Именно через Джанетт Джимми познакомился с более мирской Эммареттой Маркс, когда однажды днем они столкнулись на оживленной улице Манхэттена. Эммаретта была певицей, танцовщицей, музыканткой, актрисой, подругой Эрика Бердона и Билла Уаймана. Уже через год она добьется определенной известности, играя в мюзикле Hair. Эммаретта была хладнокровной лисой, которая позже будет нянчить Брайана Джонса, вернувшегося почти здоровым после особенно неприятного недельного наркотического трипа. У нее были внешность, талант и мозги – все то, к чему Джимми стремился.
Позже Эммаретта вспоминала: «Джанетт сказала: “Мы не ели уже три дня. Мне не заплатили, а у нас есть кот”». Все, что у меня было в кармане – три доллара. Я отдала им и сказала, чтобы они купили три банки тунца, чтобы кот тоже мог поесть. Это было еще до того, как я узнала, что он гитарист. Они были голодны».

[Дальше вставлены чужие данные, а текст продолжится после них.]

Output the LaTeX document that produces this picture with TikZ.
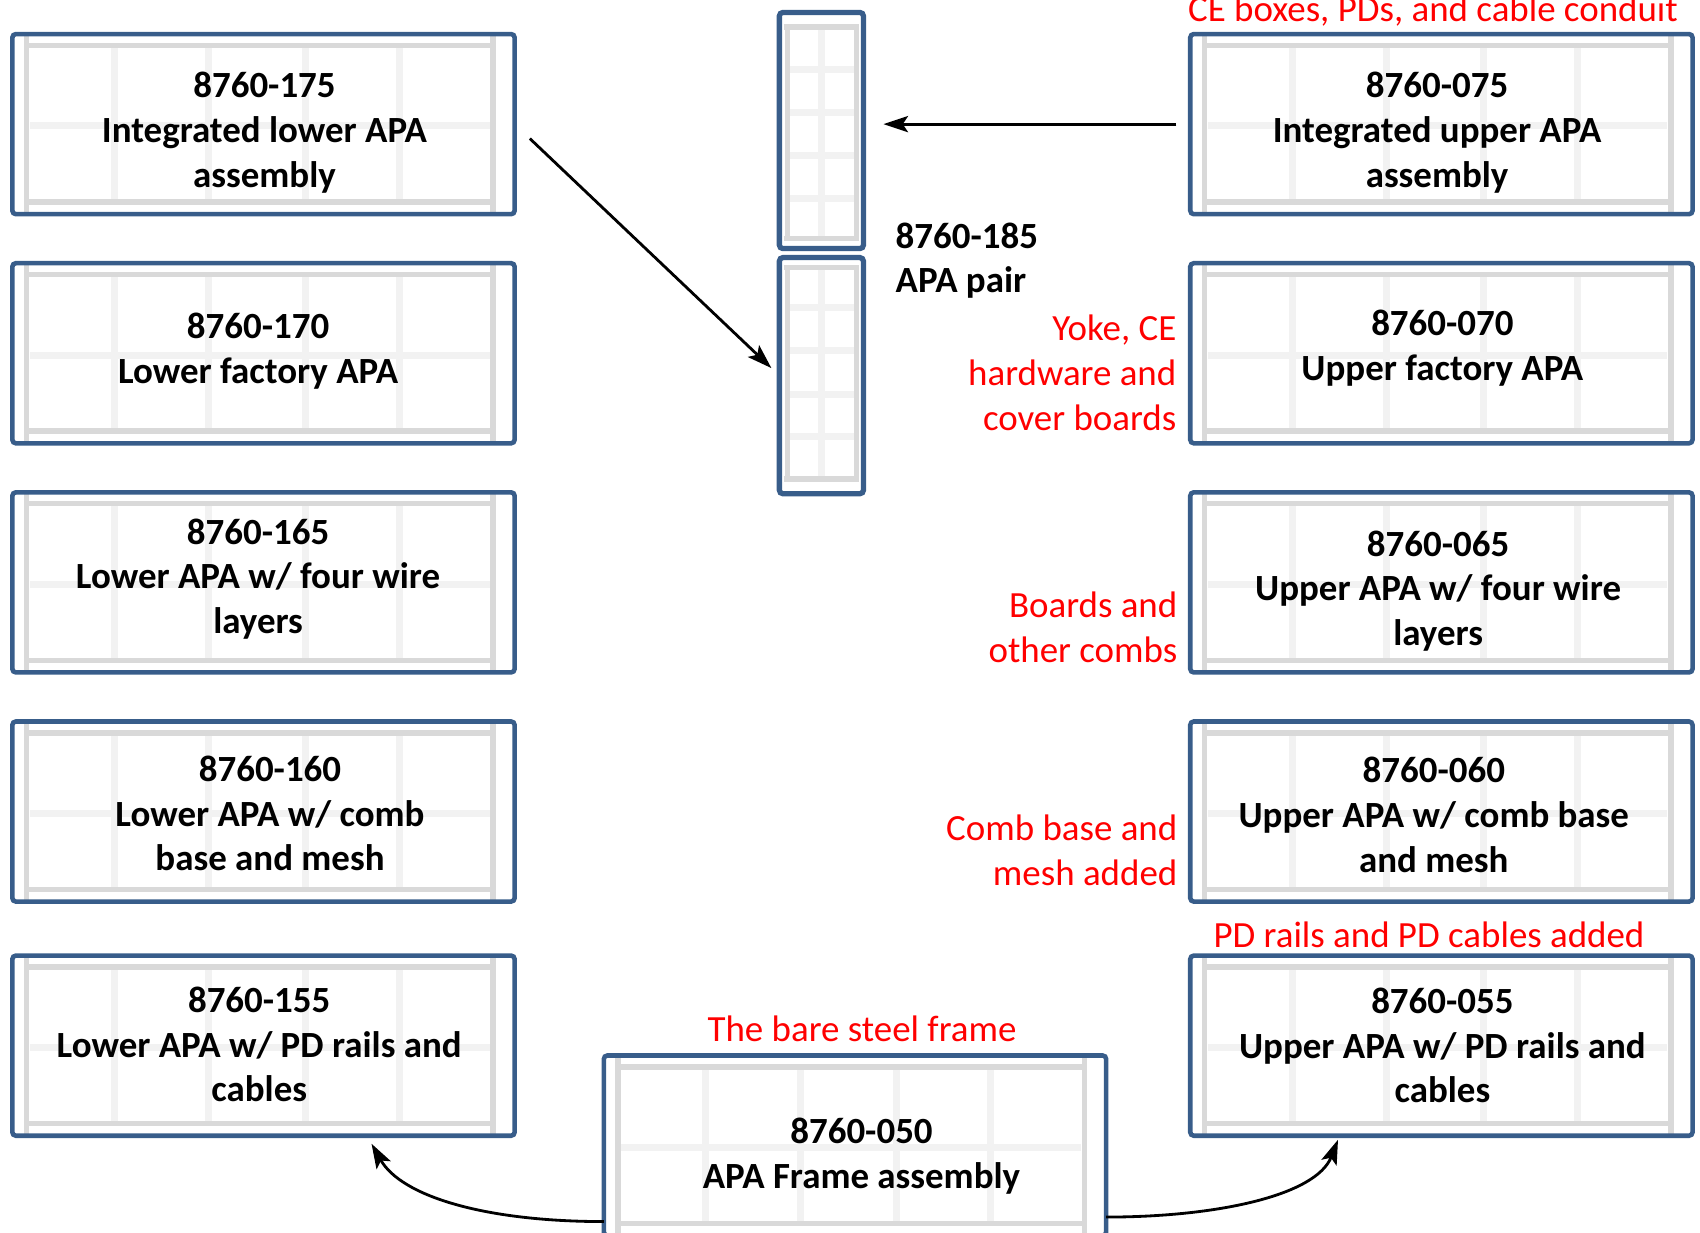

Ошеломленный такой добротой, Джимми начал присматриваться к Эммаретте, робко давая ей свои стихи, чтобы она могла исправить грамматику. «Ему нравилось, как я говорила», – сказала она. Джимми многое нравилось в Эммаретте. Она была особенной, и Джимми знал, как это можно использовать.
Однажды майским вечером белая, суперкрутая, супербомбовая двадцатилетняя английская цыпочка по имени Линда Кит вошла в Cheetah и застала Джимми за тем, что он изо всех сил старался превзойти Кертиса Найта. Там было чуть меньше пятидесяти человек, но странный молодой гитарист заворожил Линду. Как только все подошло к концу, она протолкнулась за кулисы в гримерную.